Begin with the first line of the material and copy each line word for word through the line that contains "const yTicks = [-200, 0, 200, 400, 600, 800, 1000, 1200];"; the pictures are left out.

= Collected data entries =

☆ ☆ ☆ ☆ ☆

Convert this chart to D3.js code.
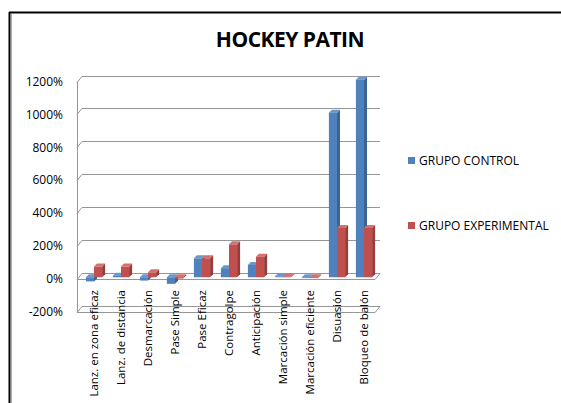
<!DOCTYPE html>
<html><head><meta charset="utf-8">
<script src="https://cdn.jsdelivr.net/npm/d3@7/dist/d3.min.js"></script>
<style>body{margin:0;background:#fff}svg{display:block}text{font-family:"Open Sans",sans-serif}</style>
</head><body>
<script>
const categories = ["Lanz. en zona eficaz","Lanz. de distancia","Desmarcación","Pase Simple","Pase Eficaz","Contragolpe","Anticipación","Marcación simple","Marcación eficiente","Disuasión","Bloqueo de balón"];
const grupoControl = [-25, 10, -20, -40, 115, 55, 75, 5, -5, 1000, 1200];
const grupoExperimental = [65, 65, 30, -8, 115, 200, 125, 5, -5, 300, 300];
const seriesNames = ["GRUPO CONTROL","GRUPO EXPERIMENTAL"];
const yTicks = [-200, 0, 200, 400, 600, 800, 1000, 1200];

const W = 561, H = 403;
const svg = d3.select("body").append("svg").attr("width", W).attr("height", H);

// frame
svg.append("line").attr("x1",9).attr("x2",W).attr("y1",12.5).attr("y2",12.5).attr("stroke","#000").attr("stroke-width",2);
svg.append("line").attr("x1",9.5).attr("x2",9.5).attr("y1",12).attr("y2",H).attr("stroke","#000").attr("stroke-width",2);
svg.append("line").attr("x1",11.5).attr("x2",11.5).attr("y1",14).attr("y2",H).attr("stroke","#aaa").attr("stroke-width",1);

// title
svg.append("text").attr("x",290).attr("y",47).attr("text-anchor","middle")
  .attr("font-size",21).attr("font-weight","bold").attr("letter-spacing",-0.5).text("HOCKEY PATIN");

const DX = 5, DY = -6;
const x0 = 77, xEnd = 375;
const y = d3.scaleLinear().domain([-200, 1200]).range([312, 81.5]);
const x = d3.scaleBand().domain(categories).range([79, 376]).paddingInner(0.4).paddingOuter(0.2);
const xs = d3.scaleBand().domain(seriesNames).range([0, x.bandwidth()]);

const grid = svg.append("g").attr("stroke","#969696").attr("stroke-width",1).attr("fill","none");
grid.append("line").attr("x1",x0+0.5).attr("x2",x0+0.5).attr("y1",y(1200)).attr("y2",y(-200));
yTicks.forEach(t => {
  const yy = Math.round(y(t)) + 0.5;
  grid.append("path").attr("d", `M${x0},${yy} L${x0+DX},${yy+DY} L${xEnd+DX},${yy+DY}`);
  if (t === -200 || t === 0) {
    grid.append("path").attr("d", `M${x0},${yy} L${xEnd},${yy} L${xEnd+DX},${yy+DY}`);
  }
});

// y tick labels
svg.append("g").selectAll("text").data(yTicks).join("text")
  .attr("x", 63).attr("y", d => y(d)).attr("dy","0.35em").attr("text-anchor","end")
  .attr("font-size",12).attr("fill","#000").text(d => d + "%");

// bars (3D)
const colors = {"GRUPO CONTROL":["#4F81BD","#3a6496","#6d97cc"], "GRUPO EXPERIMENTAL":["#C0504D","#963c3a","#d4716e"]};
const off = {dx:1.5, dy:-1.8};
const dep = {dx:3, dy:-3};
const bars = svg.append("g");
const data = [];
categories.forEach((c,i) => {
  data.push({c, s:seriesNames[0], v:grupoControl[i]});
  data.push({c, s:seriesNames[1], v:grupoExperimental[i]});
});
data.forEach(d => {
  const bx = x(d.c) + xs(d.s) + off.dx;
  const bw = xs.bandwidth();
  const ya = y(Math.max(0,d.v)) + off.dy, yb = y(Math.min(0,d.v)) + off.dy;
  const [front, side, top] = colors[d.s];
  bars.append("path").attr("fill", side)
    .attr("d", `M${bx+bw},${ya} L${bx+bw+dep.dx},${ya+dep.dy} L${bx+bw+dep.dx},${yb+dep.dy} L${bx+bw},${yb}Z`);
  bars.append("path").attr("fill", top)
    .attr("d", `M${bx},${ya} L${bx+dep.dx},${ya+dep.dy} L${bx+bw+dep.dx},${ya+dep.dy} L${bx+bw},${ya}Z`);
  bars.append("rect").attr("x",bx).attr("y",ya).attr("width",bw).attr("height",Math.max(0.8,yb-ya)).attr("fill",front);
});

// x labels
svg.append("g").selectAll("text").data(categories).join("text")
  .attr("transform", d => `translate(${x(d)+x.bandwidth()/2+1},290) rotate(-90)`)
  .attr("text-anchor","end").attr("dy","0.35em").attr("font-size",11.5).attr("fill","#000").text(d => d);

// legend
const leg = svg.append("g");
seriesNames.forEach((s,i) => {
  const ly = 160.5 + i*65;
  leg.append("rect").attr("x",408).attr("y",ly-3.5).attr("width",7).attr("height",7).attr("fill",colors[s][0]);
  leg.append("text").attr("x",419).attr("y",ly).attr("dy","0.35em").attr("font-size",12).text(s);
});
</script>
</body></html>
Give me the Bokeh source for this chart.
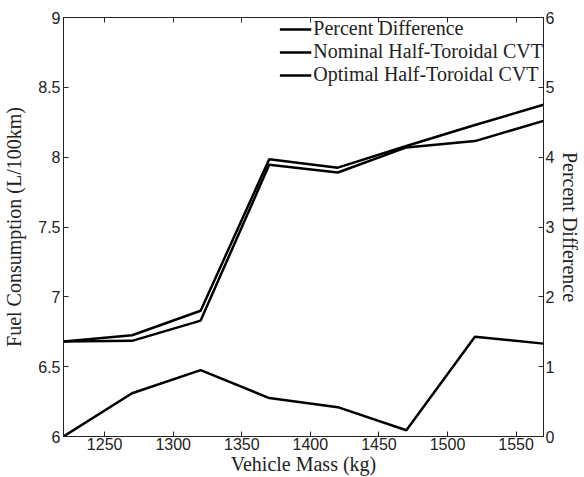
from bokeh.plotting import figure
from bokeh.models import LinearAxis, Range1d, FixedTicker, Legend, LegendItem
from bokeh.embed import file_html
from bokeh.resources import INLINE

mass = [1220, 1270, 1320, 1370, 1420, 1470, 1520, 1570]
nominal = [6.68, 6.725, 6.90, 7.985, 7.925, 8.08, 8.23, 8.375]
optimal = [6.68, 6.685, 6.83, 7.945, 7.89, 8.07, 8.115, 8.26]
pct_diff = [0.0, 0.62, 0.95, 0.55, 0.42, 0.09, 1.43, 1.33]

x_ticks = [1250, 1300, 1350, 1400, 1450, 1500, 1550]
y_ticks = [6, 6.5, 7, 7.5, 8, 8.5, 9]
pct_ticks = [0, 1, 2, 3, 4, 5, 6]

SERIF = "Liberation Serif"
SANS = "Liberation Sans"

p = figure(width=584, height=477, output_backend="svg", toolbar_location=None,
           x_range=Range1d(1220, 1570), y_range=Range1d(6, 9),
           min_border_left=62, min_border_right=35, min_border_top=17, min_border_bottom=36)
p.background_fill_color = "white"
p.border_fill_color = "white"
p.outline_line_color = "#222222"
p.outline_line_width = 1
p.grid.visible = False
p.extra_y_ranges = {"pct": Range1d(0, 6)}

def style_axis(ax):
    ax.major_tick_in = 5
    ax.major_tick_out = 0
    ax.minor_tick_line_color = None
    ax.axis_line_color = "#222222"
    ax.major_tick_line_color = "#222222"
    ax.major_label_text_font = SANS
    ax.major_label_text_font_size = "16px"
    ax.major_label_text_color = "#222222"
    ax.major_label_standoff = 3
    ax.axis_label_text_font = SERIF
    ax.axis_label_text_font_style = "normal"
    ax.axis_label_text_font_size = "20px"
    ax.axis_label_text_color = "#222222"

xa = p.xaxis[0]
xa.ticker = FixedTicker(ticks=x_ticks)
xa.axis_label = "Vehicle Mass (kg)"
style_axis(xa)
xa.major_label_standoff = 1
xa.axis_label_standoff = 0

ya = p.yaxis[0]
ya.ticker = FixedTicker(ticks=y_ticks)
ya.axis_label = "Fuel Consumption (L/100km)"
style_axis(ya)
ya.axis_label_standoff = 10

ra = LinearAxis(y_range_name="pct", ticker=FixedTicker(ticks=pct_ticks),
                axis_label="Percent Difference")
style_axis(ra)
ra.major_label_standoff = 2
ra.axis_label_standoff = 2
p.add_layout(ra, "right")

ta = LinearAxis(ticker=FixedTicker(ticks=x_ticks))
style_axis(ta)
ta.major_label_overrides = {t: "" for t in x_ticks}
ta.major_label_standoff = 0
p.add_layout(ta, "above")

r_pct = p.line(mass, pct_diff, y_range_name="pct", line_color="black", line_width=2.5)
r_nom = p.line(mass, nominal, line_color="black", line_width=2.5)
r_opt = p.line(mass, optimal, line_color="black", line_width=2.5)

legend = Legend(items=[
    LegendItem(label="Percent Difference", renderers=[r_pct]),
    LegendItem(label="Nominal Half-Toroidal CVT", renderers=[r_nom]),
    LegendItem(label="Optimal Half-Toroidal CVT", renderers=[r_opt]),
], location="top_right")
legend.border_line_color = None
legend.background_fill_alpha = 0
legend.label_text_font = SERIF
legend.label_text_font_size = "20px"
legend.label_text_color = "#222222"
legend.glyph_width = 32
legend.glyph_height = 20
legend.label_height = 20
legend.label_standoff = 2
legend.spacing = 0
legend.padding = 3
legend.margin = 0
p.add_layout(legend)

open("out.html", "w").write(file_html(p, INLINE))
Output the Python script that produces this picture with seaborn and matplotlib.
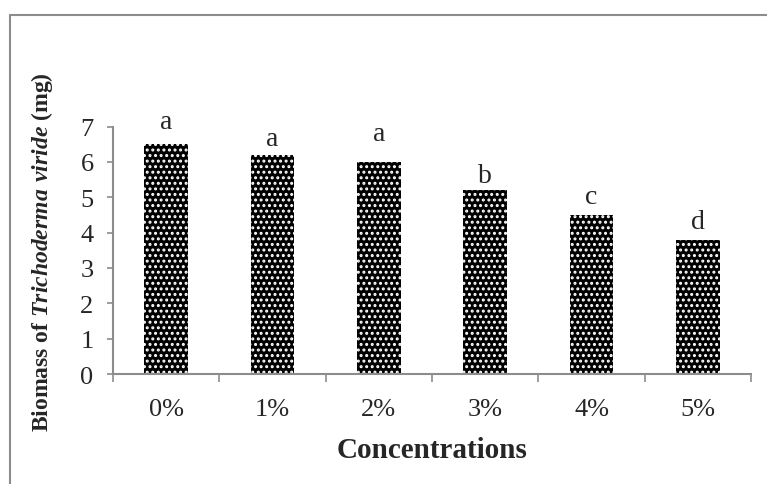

☆ ☆ ☆ ☆ ☆

= EXERCISE SOLUTION =
Convert this chart to D3.js code.
<!DOCTYPE html>
<html><head><meta charset="utf-8">
<script src="https://cdn.jsdelivr.net/npm/d3@7/dist/d3.min.js"></script>
<style>body{margin:0;background:#fff}svg{display:block}text{font-family:"Open Sans",sans-serif}</style>
</head><body>
<script>
const categories = ["Lanz. en zona eficaz","Lanz. de distancia","Desmarcación","Pase Simple","Pase Eficaz","Contragolpe","Anticipación","Marcación simple","Marcación eficiente","Disuasión","Bloqueo de balón"];
const grupoControl = [-25, 10, -20, -40, 115, 55, 75, 5, -5, 1000, 1200];
const grupoExperimental = [65, 65, 30, -8, 115, 200, 125, 5, -5, 300, 300];
const seriesNames = ["GRUPO CONTROL","GRUPO EXPERIMENTAL"];
const yTicks = [-200, 0, 200, 400, 600, 800, 1000, 1200];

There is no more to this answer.